Este é o trabalho da mente iluminada, que percebe o real e actua com precisão. O discípulo aprende a servir com foco e verdade.
- Capricórnio – A Captura do Gado de Gerião
“Torna-te guardião da Terra e da Alma.”
O gado de Gerião é protegido por uma forma tripla: corpo, emoção e mente. Capricórnio é o signo da ascese, da montanha escalada, da vitória interior que conduz à responsabilidade colectiva.
Este trabalho revela o discípulo como guardião da matéria, integrando espírito e forma. O verdadeiro poder é o poder de servir.
- Aquário – A Captura das Éguas (símbolo do serviço mundial)
“Distribui as águas da vida àqueles que têm sede.”
Neste estágio, o discípulo venceu as provas interiores. Agora, ele serve. Aquário representa a alma como canal para a cura do mundo. As águas da vida — sabedoria, amor, consciência — devem ser partilhadas.
Hércules torna-se servidor universal — o iniciado que já não busca a sua libertação individual, mas consagra-se ao bem colectivo.
- Peixes – A Libertação de Prometeu
“Oferece a tua alma para a redenção da humanidade.”
O último trabalho é um acto crístico. Hércules liberta Prometeu — o espírito humano acorrentado à matéria. Aqui, o discípulo torna-se Salvador, renunciando à sua própria libertação para iluminar os caminhos da humanidade.

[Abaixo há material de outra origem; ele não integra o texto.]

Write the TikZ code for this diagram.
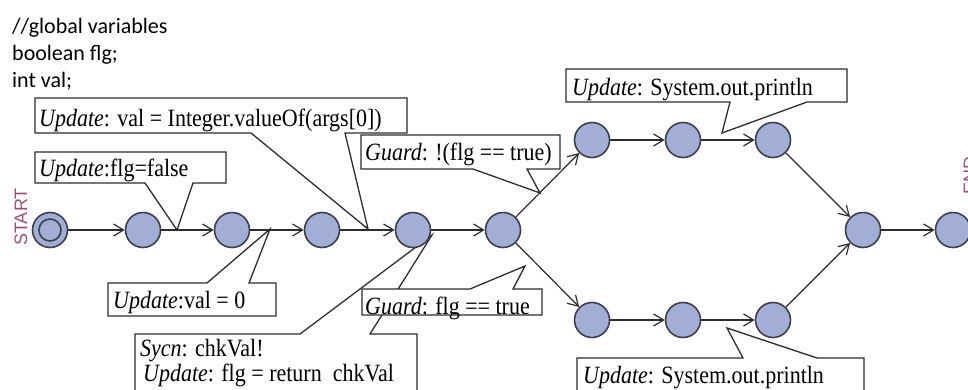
\documentclass[tikz,border=0pt]{standalone}
\usepackage{fontspec}
\setmainfont{Liberation Serif}
\newfontfamily\notefont{Carlito}
\newfontfamily\labelfont{Liberation Sans}
\usetikzlibrary{arrows.meta}
\definecolor{statefill}{RGB}{163,174,214}
\definecolor{statedraw}{RGB}{60,64,75}
\definecolor{linegray}{RGB}{45,45,45}
\definecolor{plum}{RGB}{158,78,122}
\newcommand{\talltext}[1]{\scalebox{1}[1.13]{#1}}

\begin{document}
\begin{tikzpicture}[x=1pt,y=-1pt,
  state/.style={circle, draw=statedraw, fill=statefill, line width=1.6pt,
    minimum size=35pt, inner sep=0pt},
  trans/.style={draw=linegray, line width=1.2pt,
    -{Straight Barb[length=10pt,width=12pt,line width=1.2pt]}},
  callout/.style={draw=linegray, fill=white, line width=1.3pt, line join=miter},
  lbl/.style={anchor=base west, inner sep=0pt, font=\fontsize{22}{26}\selectfont},
  note/.style={anchor=base west, inner sep=0pt, font=\notefont\fontsize{22}{26}\selectfont},
  endlabel/.style={rotate=90, inner sep=0pt, text=plum, font=\labelfont\fontsize{18}{20}\selectfont}]
\useasboundingbox (0,0) rectangle (968,389);
\clip (0,0) rectangle (968,389);

% declarations
\node[note] (g1) at (12,33) {//global variables};
\node[note] (g2) at (12,60) {boolean flg;};
\node[note] (g3) at (12,87) {int val;};

% start / end markers
\node[endlabel] (startlbl) at (21,217) {START};
\node[endlabel] (endlbl) at (970,175) {END};

% tips of the callout pointers
\coordinate (t1) at (177,230);
\coordinate (t2) at (368,229);
\coordinate (t3) at (270,229);
\coordinate (t4) at (432,235);
\coordinate (t5) at (525,266);
\coordinate (t6) at (540,193);
\coordinate (t7) at (722,133);
\coordinate (t8) at (727,328);

% callouts
\draw[callout] (35,98) -- (407,98) -- (407,133) -- (345,133) -- (t2) -- (251,133) -- (35,133) -- cycle;
\node[lbl] (c2) at (39,126) {\talltext{\textit{Update}: val = Integer.valueOf(args[0])}};

\draw[callout] (35,152) -- (226,152) -- (226,183) -- (193,183) -- (t1) -- (145,183) -- (35,183) -- cycle;
\node[lbl] (c1) at (39,176) {\talltext{\textit{Update}:flg=false}};

\draw[callout] (108,283) -- (207,283) -- (t3) -- (249,283) -- (276,283) -- (276,316) -- (108,316) -- cycle;
\node[lbl] (c3) at (113,308) {\talltext{\textit{Update}:val = 0}};

\draw[callout] (135,400) -- (135,334) -- (300,334) -- (t4) -- (370,334) -- (417,334) -- (417,400);
\node[lbl] (c4a) at (140,356) {\talltext{\textit{Sycn}: chkVal!}};
\node[lbl] (c4b) at (143,381) {\talltext{\textit{Update}: flg = return\hspace{0.5em}chkVal}};

\draw[callout] (362,289) -- (470,289) -- (t5) -- (513,289) -- (542,289) -- (542,315) -- (362,315) -- cycle;
\node[lbl] (c5) at (365,314) {\talltext{\textit{Guard}: flg == true}};

\draw[callout] (361,135) -- (560,135) -- (560,169) -- (527,169) -- (t6) -- (473,169) -- (361,169) -- cycle;
\node[lbl] (c6) at (365,160) {\talltext{\textit{Guard}: !(flg == true)}};

\draw[callout] (566,69) -- (847,69) -- (847,102) -- (807,102) -- (t7) -- (730,102) -- (566,102) -- cycle;
\node[lbl] (c7) at (572,95) {\talltext{\textit{Update}: System.out.println}};

\draw[callout] (577,400) -- (577,358) -- (743,358) -- (t8) -- (817,358) -- (864,358) -- (864,400);
\node[lbl] (c8) at (583,383) {\talltext{\textit{Update}: System.out.println}};

% states
\node[state] (s0) at (50,230) {};
\draw[statedraw, line width=1.6pt] (s0.center) circle (11pt);
\node[state] (n1) at (143,230) {};
\node[state] (n2) at (232,230) {};
\node[state] (n3) at (322,230) {};
\node[state] (n4) at (413,230) {};
\node[state] (n5) at (503,230) {};
\node[state] (u1) at (592,140) {};
\node[state] (u2) at (683,140) {};
\node[state] (u3) at (773,140) {};
\node[state] (l1) at (592,320) {};
\node[state] (l2) at (683,320) {};
\node[state] (l3) at (773,320) {};
\node[state] (m) at (863,230) {};
\node[state] (e) at (953,230) {};

% transitions
\draw[trans] (s0) -- (n1);
\draw[trans] (n1) -- (n2);
\draw[trans] (n2) -- (n3);
\draw[trans] (n3) -- (n4);
\draw[trans] (n4) -- (n5);
\draw[trans] (n5) -- (u1);
\draw[trans] (u1) -- (u2);
\draw[trans] (u2) -- (u3);
\draw[trans] (u3) -- (m);
\draw[trans] (n5) -- (l1);
\draw[trans] (l1) -- (l2);
\draw[trans] (l2) -- (l3);
\draw[trans] (l3) -- (m);
\draw[trans] (m) -- (e);
\end{tikzpicture}
\end{document}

Peixes é o signo da compaixão transbordante, da dissolução do eu em amor universal. Já não há separação. Tudo é Um.
III. Do Herói ao Iniciado
Os 12 trabalhos formam um círculo de iniciações — arquétipos do caminho da evolução espiritual que cada alma percorre ao longo de muitas vidas. Cada existência é uma prova, um aspecto a integrar.
O discípulo começa como guerreiro à procura de glória, e termina como servidor do mundo. Essa é a verdadeira jornada de Hércules — a travessia do ego até ao coração universal, onde a alma reconhece a sua unidade com o Todo.